To try to put the feeling I had when looking at the painting might be a lost cause – it is not that words are imperfect, or that, when confronted by the visible, they prove insuperably inadequate. Neither can they be reduced to the other’s terms: it is in vain that we say what we see, simply because what we see never resides in what we say.
But one thing that intrigued me was the presence of the artist himself in the canvas. The painter is looking, his face turned slightly and his head leaning towards one shoulder. He is staring at a point to which, even though it is invisible, we, the spectators, can easily assign an object, since it is we, ourselves, who are that point: our bodies, our faces, our eyes. The spectacle he is observing is thus doubly invisible: first, because it is not represented within the space of the painting, and, second, because it is situated precisely in that blind point, in that essential hiding-place into which our gaze disappears from ourselves at the moment of our actual looking. And yet, how could we fail to see that invisibility, there in front of our eyes, since it has its own perceptible equivalent, its sealed-in figure, in the painting itself? We could, in effect, guess what it is the painter is looking at if it were possible for us to glance for a moment at the canvas he is working on; but all we can see of that canvas is its texture, the horizontal and vertical bars of the stretcher, and the obliquely rising foot of the easel.
The painter is turning his eyes towards us only in so far as we happen to occupy the same position as his subject. We, the spectators, are an additional factor. Though greeted by that gaze, we are also dismissed by it, replaced by that which was always there before we were: the model itself. But, inversely, the painter’s gaze, addressed to the void confronting him outside the picture, accepts as many models as there are spectators; in this precise but neutral place, the observer and the observed take part in a ceaseless exchange. No gaze is stable, or rather in the neutral furrow of the gaze piercing at a right angle through the canvas, subject and object, the spectator and the model, reverse their roles infinity. And here the great canvas with its back to us on the extreme left of the picture exercises its second function: stubbornly invisible, it prevents the relation of these gazes from ever being discoverable or definitely established. The opaque fixity that it establishes on one side renders forever unstable the play of metamorphoses established in the centre between spectator and model. Because we can see only that reverse side, we do not know who we are, or what we are doing. Seen or seeing?
Las Meninas was first viewed by Pablo Picasso when he was fourteen years old. When Picasso started to produce serious reproductions of Velázquez´s work, he was seventy-five years old. The fame of his earlier works made him seem like a shooting start by that age, with contemporaries accusing him of losing his touch, of having left his best years behind. After all, it is far from rare for the late works of great masters to come about at the period style of a subsequent generation, towering over the flow of history as solitudes, inaccessible to the context of time.

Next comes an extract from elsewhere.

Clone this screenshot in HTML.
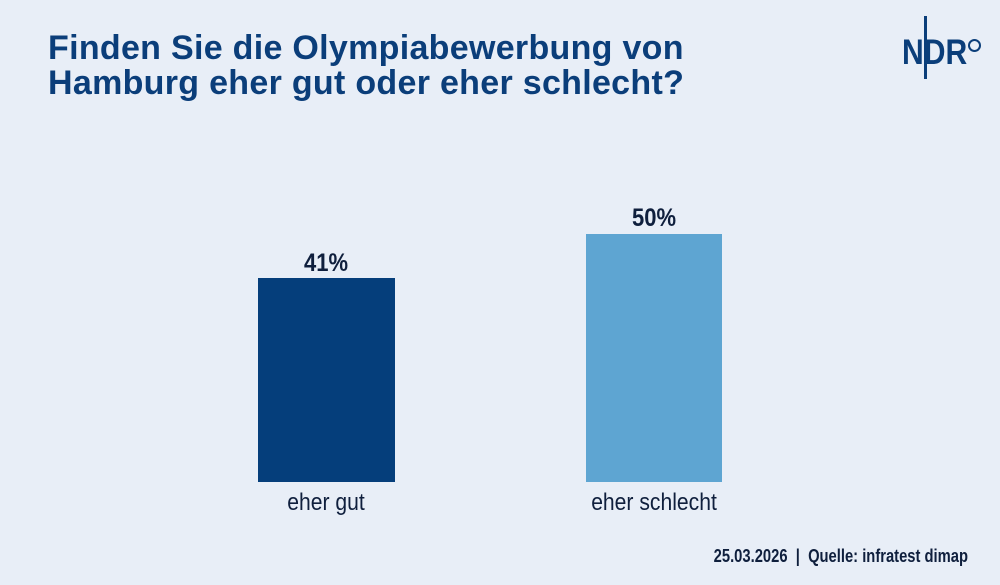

But Picasso still had something to prove and he decided that in order for it to be a solid and admirable proof, he should not just compare with himself, but with the masterpiece of the most celebrated Spanish painter of all times; he set out to re-interpret the lighting and perspective of Velasquez, by making the piece contextual to his style, analytical cubism, by owning the piece.

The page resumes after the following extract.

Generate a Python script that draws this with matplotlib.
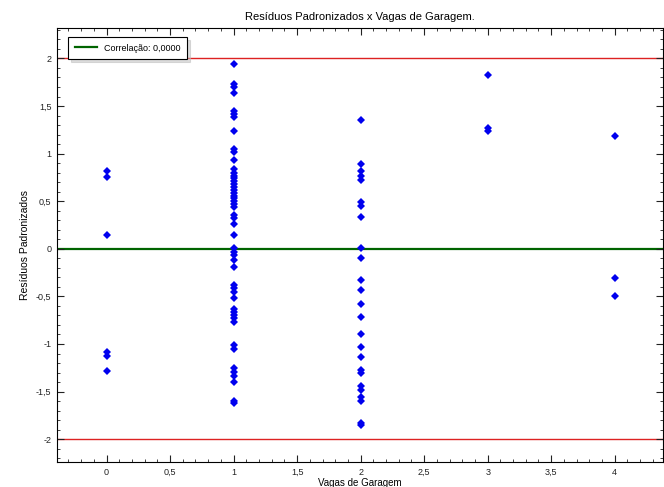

In his own words: 'If anyone were to try and copy Las Meninas in complete good faith, and for example got to a certain point – and if I were the copier – would say to myself, "and if I just put this a little more to the right or left?". I would try to do it in my own way, forgetting about Velázquez. The challenge would surely make me modify or change the light, due to having changed the position of a character. In this way, little by little, I would paint Meninas who would seem detestable to a pure copyist – they would not be what he thought he saw on Velázquez’s canvas, but they would be my Meninas.’
Yet, there was a certain reverence in the process – he was so committed to analyzing Velázquez’s inspiring masterpiece from the Spanish Golden Age of art, that he undertook 57 explorations, in 1957, before creating his final 6 feet by 9 feet masterpiece that is now known as Picasso’s version of Las Meninas and can be experienced at the Picasso Museum in Barcelona.
His angst is prevalent both in the variations, as well as in his final piece.
By examining these variations in detail (especially the imagery containing the infanta) a central theme arises – innocence. Innocence is one of those weird catch-all phrases that defies interpretation, one of those words that you think you can define, but you really do not – it entails concepts such as guiltlessness, freedom from guile, cunning or deceit, from morally wrong. 75-year-old Picasso dealing with the theme of innocence, of purity – he needed to preserve his notion of the infanta on the canvas, this would be his legacy, as it could never grow old unlike its flawed creator.
In Guernica, he had already painted for the survival of the world, now in the final piece of Las Meninas, he painted for the survival of a man. He chooses a grey scale color palate that is so bleak, it forces viewers to contemplate and reflect on another level enthralled by the painter, himself, situated on the left. Of all the figures in the work, the one that replaced Velazquez’s self-portrait is the largest and the most chaotic.
The largest, because Picasso managed to show his artistic genius, by creating something intriguing, despite him ‘copying’ another painting, despite him limiting his palette. As if he tries to become a David, getting rid of any redundant methods, merely letting his pure artistic competence to shine, against the Goliath that the canon is.
The most chaotic, as he desperately needs others to realise that. Or because, he was still not satisfied, not in a Median way, but in the profoundly human way, of the person that sees death coming and is afraid of having spent a life devoid of meaning.